At least we are better off than Mississippi and Alabama

Henneberger testifyingWatch my testimony before the Subcommittee on Housing and Community Opportunity of the House Financial Service Committee, or, better yet, watch the testimony of the panel of housing advocates from all the Gulf Coast states.

I was invited to Washington to testify on May 8 before the Subcommittee on Housing and Community Opportunity of the House Financial Services Committee at a hearing titled “Emergency CDBG Funds in the Gulf Coast: Uses, Challenges, and Lessons for the Future”.

I was the last panelist on a panel of housing advocates from Alabama, Louisiana, Mississippi and Texas. As I sat at the witness table before the committee listening to my colleagues from other states review a litany of civil rights violations and maladministration that characterize their state’s management of emergency housing relief for victims of Hurricanes Katrina and Rita I gained new appreciation for the fact that Texas has charted a better course.

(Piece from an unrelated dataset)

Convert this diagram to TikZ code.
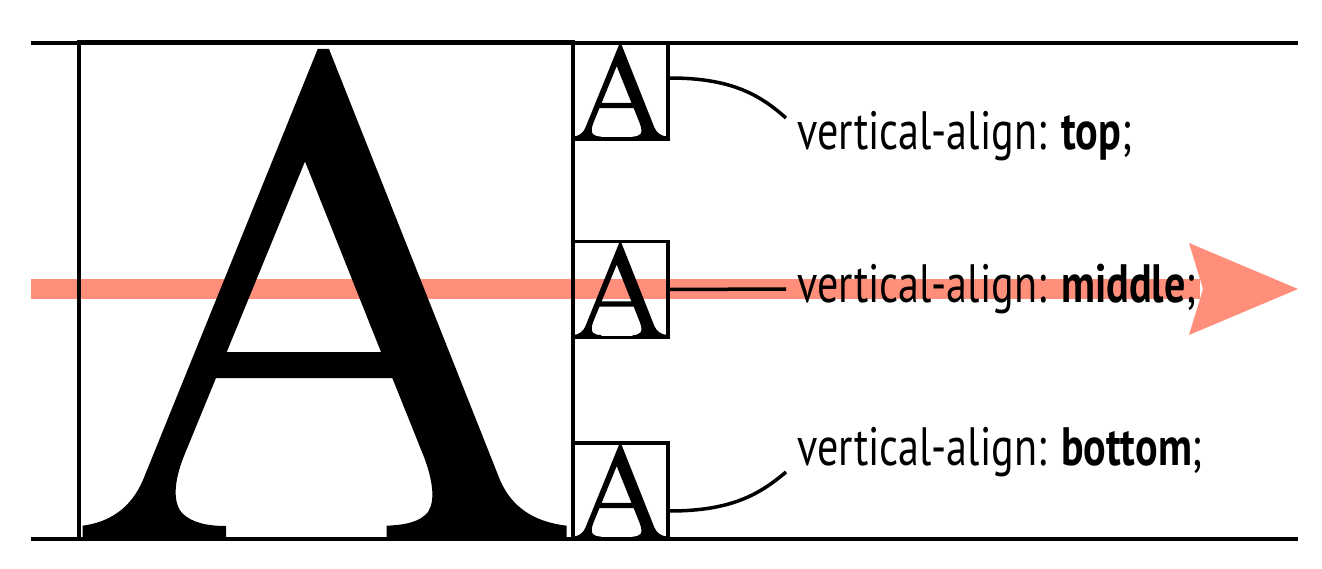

Most egregious among the states is Mississippi. There $600 million of Community Development Block Grant funds, intended to aid low-income families whose homes were damaged or destroyed by Hurricane Katrina are being diverted to rebuild a port and to collaterally subsidize the construction of a luxury hotel and casino. While the state has been extremely generous with higher income homeowners, according to the advocates it has only provided assistance to a fraction of the low income African-American households devastated by Katrina and has helped very few renters. Committee chairwoman Maxine Waters vowed to do something to fix the problem in Mississippi.

Alabama, like Texas, relied on local government agencies to distribute housing assistance. According to Alabama Arise, the advocates on the ground, at least one low income African-American community was told incorrectly that it was “not eligible” for assistance by local administrating agencies

The size and the scope of the problems that have beset Louisiana’s efforts to rebuild housing for low income people have been well chronicled. The bottom line is that the money is not getting to the people who need it and rebuilding in not taking place at the pace needed.

While Texas faces huge problems with its efforts to help low income people left homeless by Hurricane Rita the State has, through trial and error, crafted a much more responsible approach than these other states. All of the federal funds are earmarked for critical government infrastructure and for housing. (Whether the government infrastructure is truly “critical” will be a subject of a future posting here). None of the funding is being siphoned away for private port facilities and the like. All of the housing funds will be spent to assist families below 80% of median family income and the bulk of funds will be spent to house families at far lower income levels. There is no two-tier homeowner assistance program, one for the rich and middle class and the other for the poor, as in Mississippi. And finally, based on the profile of applications that have been submitted to the state, a very high proportion of the families receiving housing assistance will be African-Americans. The advocates from the other states all felt that there were significant civil rights and fair housing violations occurring as funds were directed this proportionally to white families. That will not happen in Texas.

Since the first days following the hurricanes we at TxLIHIS have been working with TDHCA to ensure that those with the greatest needs, especially the poor and the elderly, get the help that they need. While the State did not immediately embrace all of our recommendations, after the experience of an initial round of housing assistance that did not go too well, the State has largely come around to embrace the principles we articulated from the beginning.

This is not to say that Texas adopted precisely the program that we first recommended. Initially we advocated a direct payment program to people whose homes were destroyed. The State opted eventually for a program through which the State would directly oversee the rehabilitation or reconstruction of homes — acting a the “middle man” between homeowners and contractors. The State’s approach in many respects is superior to our initial idea. Given the difficulty of hiring contractors, ensuring the quality of their work and holding them accountable, it is better to have the State overseeing the contracting rather than to place the responsibility on elderly or low income homeowners.

Yet, in other regards the State’s approach presents other challenges. Given the extremely low levels of public assistance available to rebuild houses ($65,000-$75,000 maximum) how does the State produce houses of sufficiently high quality and avoid a sterile and homogeneous appearance? How does the State logistically manage 4,000 clients, each with unique needs? Despite these challenges I admire the State for being willing to take them on.

Tomorrow I will post the recommendations I presented to the House committee in my testimony. In future postings I’ll expand upon the challenges Texas faces in implementing its disaster home rebuilding program.

But it was a nice feeling as a witness before a congressional committee last month to be able to testify that my State was honestly trying to do the right thing for its low income citizens.